Some of my wonderful colleagues distribute their SPSS syntax files for creating routine reports from the surveys in which a number of our institutions participate . Inspired by this, Alex and I are trying to make an effort to share some of our SAS syntax for these same surveys. (SPSS, SAS, and R are statistical analysis software. Probably the majority of IR offices use SPSS, but an increasing number use SAS, with use of R starting to pick up as well.)

Collecting and summarizing publicly available peer data is another area for collaboration and sharing. The data may be publicly available, but it can take some work to put it into a user-friendly format. A colleague recently shared a dataset he built of Fulbright Scholars. This effort was facilitated by staff at HEDS, and made available to HEDS members.

Having overlapping peer groups presents another opportunity to share. My good colleague at a nearby college has given me data that I needed from a peer summary that included Swarthmore. Another colleague at a peer institution would routinely share her fascinating anthropological/institutional research work on the CIRP survey using peer data that included Swarthmore.
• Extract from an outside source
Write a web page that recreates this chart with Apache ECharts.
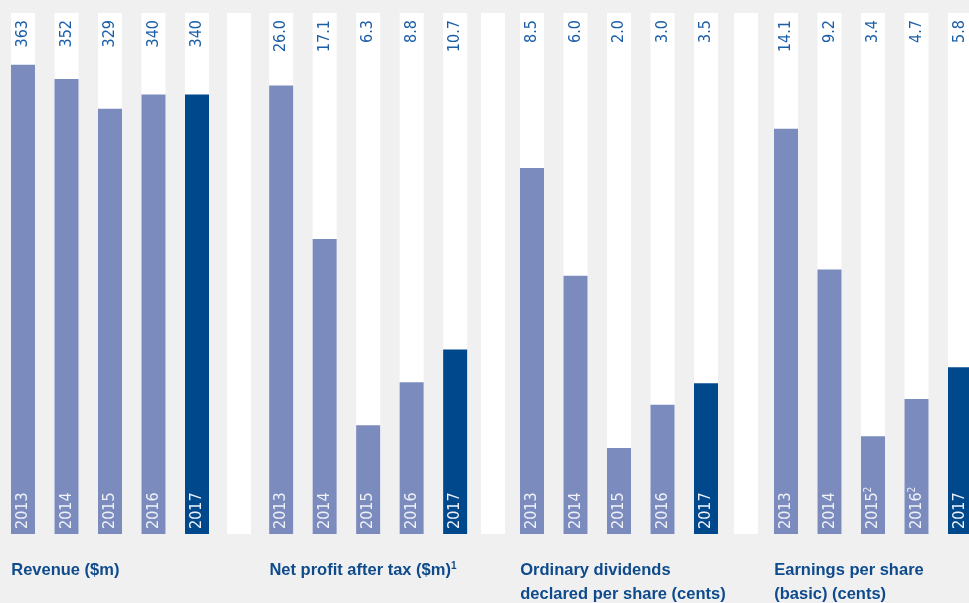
<!DOCTYPE html>
<html>
<head>
<meta charset="utf-8">
<script src="https://cdn.jsdelivr.net/npm/echarts@6/dist/echarts.min.js"></script>
<style>
  html, body { margin: 0; padding: 0; background: #f0f0f0; }
  #main { width: 969px; height: 603px; }
</style>
</head>
<body>
<div id="main"></div>
<script>
// data
const years = ['2013', '2014', '2015', '2016', '2017'];
const revenue = [363, 352, 329, 340, 340];
const netProfit = [26.0, 17.1, 6.3, 8.8, 10.7];
const dividends = [8.5, 6.0, 2.0, 3.0, 3.5];
const eps = [14.1, 9.2, 3.4, 4.7, 5.8];
const epsYearNotes = ['', '', '2', '2', ''];

const LIGHT = '#7b8bbd';
const DARK = '#00488c';
const TEXT_BLUE = '#1b5ea8';
const TITLE_BLUE = '#0e4a8c';
const LABEL_FONT = "'DejaVu Sans Condensed', 'DejaVu Sans', sans-serif";
const LABEL_SIZE = 16;
const BAND = 43.5; // px per year slot

// one panel per measure; the last one runs off the right edge of the page
const panels = [
  { values: revenue, digits: 0, notes: null, max: 403, left: 1.25, right: 750.25,
    title: 'Revenue ($m)' },
  { values: netProfit, digits: 1, notes: null, max: 30.2, left: 259.4, right: 493.35,
    title: 'Net profit after tax ($m){sup|1}' },
  { values: dividends, digits: 1, notes: null, max: 12.1, left: 510.25, right: 241.25,
    title: 'Ordinary dividends\ndeclared per share (cents)' },
  { values: eps, digits: 1, notes: epsYearNotes, max: 18.13, left: 764.25, right: 0,
    title: 'Earnings per share\n(basic) (cents)' }
];
const separatorLefts = [227, 481, 734];

const grid = [], xAxis = [], yAxis = [], series = [], title = [];

panels.forEach(function (p, i) {
  const slots = (969 - p.left - p.right) / BAND;
  grid.push({ left: p.left, right: p.right, top: 13, bottom: 69 });
  xAxis.push({ type: 'value', gridIndex: i, min: -0.5, max: -0.5 + slots, show: false });
  yAxis.push({ type: 'value', gridIndex: i, min: 0, max: p.max, show: false });

  // white column behind each bar, carries the value label at the top
  series.push({
    type: 'bar', xAxisIndex: i, yAxisIndex: i,
    data: years.map(function (y, k) { return [k, p.max]; }),
    barWidth: 24, barGap: '-100%', silent: true,
    itemStyle: { color: '#ffffff' },
    label: {
      show: true, position: 'insideTop', distance: 7,
      rotate: 90, align: 'right', verticalAlign: 'middle',
      fontFamily: LABEL_FONT, fontSize: LABEL_SIZE, color: TEXT_BLUE,
      formatter: function (q) { return p.values[q.dataIndex].toFixed(p.digits); }
    }
  });

  // the actual bars
  series.push({
    type: 'bar', xAxisIndex: i, yAxisIndex: i,
    data: p.values.map(function (v, k) {
      return { value: [k, v], itemStyle: { color: k === p.values.length - 1 ? DARK : LIGHT } };
    }),
    barWidth: 24, barGap: '-100%',
    label: {
      show: true, position: 'insideBottom', distance: 5,
      rotate: 90, align: 'left', verticalAlign: 'middle',
      fontFamily: LABEL_FONT, fontSize: LABEL_SIZE, color: '#eef1f8',
      formatter: function (q) {
        const n = p.notes ? p.notes[q.dataIndex] : '';
        return years[q.dataIndex] + (n ? '{sup|' + n + '}' : '');
      },
      rich: {
        sup: { fontFamily: LABEL_FONT, fontSize: 10, color: '#eef1f8', padding: [0, 0, 9, 0] }
      }
    }
  });

  title.push({
    text: p.title,
    left: p.left + 10, top: 558, padding: 0,
    textStyle: {
      fontFamily: "'Liberation Sans', sans-serif", fontSize: 16.5, fontWeight: 'bold',
      color: TITLE_BLUE, lineHeight: 24,
      rich: {
        sup: { fontFamily: "'Liberation Sans', sans-serif", fontSize: 10, fontWeight: 'bold',
               color: TITLE_BLUE, padding: [0, 0, 8, 0] }
      }
    }
  });
});

// white separators between panels
separatorLefts.forEach(function (x, j) {
  const gi = panels.length + j;
  grid.push({ left: x, width: 24, top: 13, bottom: 69 });
  xAxis.push({ type: 'category', gridIndex: gi, data: [''], show: false });
  yAxis.push({ type: 'value', gridIndex: gi, min: 0, max: 1, show: false });
  series.push({
    type: 'bar', xAxisIndex: gi, yAxisIndex: gi, data: [1],
    barWidth: 24, silent: true, itemStyle: { color: '#ffffff' }
  });
});

const chart = echarts.init(document.getElementById('main'), null, { renderer: 'canvas' });
chart.setOption({
  backgroundColor: '#f0f0f0',
  animation: false,
  title: title,
  grid: grid,
  xAxis: xAxis,
  yAxis: yAxis,
  series: series
});
</script>
</body>
</html>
Like many professional associations, ours offers “Tips and Tricks” from members through its newsletter and website. One of the things that Alex is doing with his blog is discussing some of the technical work we do, in an effort to encourage learning about tools and shortcuts from each other.

This kind of sharing provides the gifts of convenience, insights, and time. In the instances where we are doing or would benefit from similar projects, it just makes sense for us to spread the load.